---- EXTRACTED MATERIAL

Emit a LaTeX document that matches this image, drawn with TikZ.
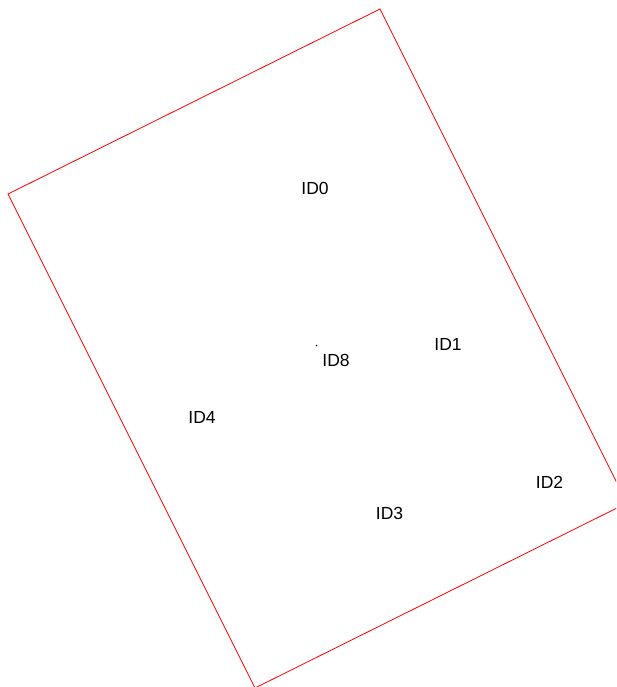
\documentclass[tikz,border=0pt]{standalone}
\usepackage{fontspec}
\setmainfont{Liberation Sans}

\begin{document}
\begin{tikzpicture}[x=1pt, y=-1pt, every node/.style={font=\fontsize{17.5}{20}\selectfont, inner sep=0pt}]
    \useasboundingbox (0,0) rectangle (616,687);
    \clip (0,0) rectangle (616,687);
    \coordinate (top) at (380,9);
    \coordinate (left) at (8,194);
    \coordinate (bottom) at (255,688);
    \coordinate (right) at (627,503);
    \draw[red, line width=0.8pt] (top) -- (right) -- (bottom) -- (left) -- cycle;
    \node (id0) at (315,188) {ID0};
    \node (id1) at (448,344.5) {ID1};
    \node (id2) at (549.5,482) {ID2};
    \node (id3) at (389.5,513) {ID3};
    \node (id4) at (202,417) {ID4};
    \node (id8) at (336,360) {ID8};
    \fill[black] (316.5,345.5) circle (0.8);
\end{tikzpicture}
\end{document}
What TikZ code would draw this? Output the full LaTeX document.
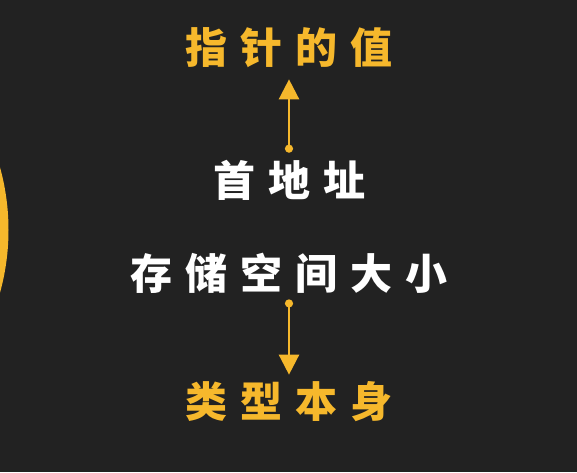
\documentclass[tikz,border=0pt]{standalone}
\usepackage{fontspec}
\usetikzlibrary{arrows.meta,positioning}
\newfontfamily\cjk[LetterSpace=31]{Noto Sans CJK SC}
\definecolor{bg}{HTML}{222222}
\definecolor{gold}{HTML}{F6B82C}

\begin{document}
\begin{tikzpicture}[x=1pt,y=-1pt,
    word/.style={font=\cjk\bfseries\fontsize{42}{42}\selectfont, inner sep=0pt},
    link/.style={gold, line width=2.5pt,
                 {Circle[length=8pt]}-{Triangle[width=20pt,length=20pt]}}]
  % Background
  \fill[bg] (0,0) rectangle (577,472);
  \useasboundingbox (0,0) rectangle (577,472);
  \clip (0,0) rectangle (577,472);
  % Disc at the left edge
  \fill[gold] (-225.5,230) circle (234);
  % Words
  \node[word, gold]  (value) at (289,48)  {指针的值};
  \node[word, white] (addr)  at (290,180) {首地址};
  \node[word, white] (size)  at (289,273) {存储空间大小};
  \node[word, gold]  (type)  at (289,402) {类型本身};
  % Arrows
  \draw[link, shorten <=7pt, shorten >=11pt] (addr.north -| 289,0) -- (value.south -| 289,0);
  \draw[link, shorten <=6pt, shorten >=7pt] (size.south -| 289,0) -- (type.north -| 289,0);
\end{tikzpicture}
\end{document}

--------

-- WRITTEN EXERCISE --
Reproduce every line above as written, skipping pictures.

-- TASK OUTPUT --
Emit a LaTeX document that matches this image, drawn with TikZ.
\documentclass[tikz,border=0pt]{standalone}
\usepackage{fontspec}
\setmainfont{Liberation Sans}

\begin{document}
\begin{tikzpicture}[x=1pt, y=-1pt, every node/.style={font=\fontsize{17.5}{20}\selectfont, inner sep=0pt}]
    \useasboundingbox (0,0) rectangle (616,687);
    \clip (0,0) rectangle (616,687);
    \coordinate (top) at (380,9);
    \coordinate (left) at (8,194);
    \coordinate (bottom) at (255,688);
    \coordinate (right) at (627,503);
    \draw[red, line width=0.8pt] (top) -- (right) -- (bottom) -- (left) -- cycle;
    \node (id0) at (315,188) {ID0};
    \node (id1) at (448,344.5) {ID1};
    \node (id2) at (549.5,482) {ID2};
    \node (id3) at (389.5,513) {ID3};
    \node (id4) at (202,417) {ID4};
    \node (id8) at (336,360) {ID8};
    \fill[black] (316.5,345.5) circle (0.8);
\end{tikzpicture}
\end{document}
What TikZ code would draw this? Output the full LaTeX document.
\documentclass[tikz,border=0pt]{standalone}
\usepackage{fontspec}
\usetikzlibrary{arrows.meta,positioning}
\newfontfamily\cjk[LetterSpace=31]{Noto Sans CJK SC}
\definecolor{bg}{HTML}{222222}
\definecolor{gold}{HTML}{F6B82C}

\begin{document}
\begin{tikzpicture}[x=1pt,y=-1pt,
    word/.style={font=\cjk\bfseries\fontsize{42}{42}\selectfont, inner sep=0pt},
    link/.style={gold, line width=2.5pt,
                 {Circle[length=8pt]}-{Triangle[width=20pt,length=20pt]}}]
  % Background
  \fill[bg] (0,0) rectangle (577,472);
  \useasboundingbox (0,0) rectangle (577,472);
  \clip (0,0) rectangle (577,472);
  % Disc at the left edge
  \fill[gold] (-225.5,230) circle (234);
  % Words
  \node[word, gold]  (value) at (289,48)  {指针的值};
  \node[word, white] (addr)  at (290,180) {首地址};
  \node[word, white] (size)  at (289,273) {存储空间大小};
  \node[word, gold]  (type)  at (289,402) {类型本身};
  % Arrows
  \draw[link, shorten <=7pt, shorten >=11pt] (addr.north -| 289,0) -- (value.south -| 289,0);
  \draw[link, shorten <=6pt, shorten >=7pt] (size.south -| 289,0) -- (type.north -| 289,0);
\end{tikzpicture}
\end{document}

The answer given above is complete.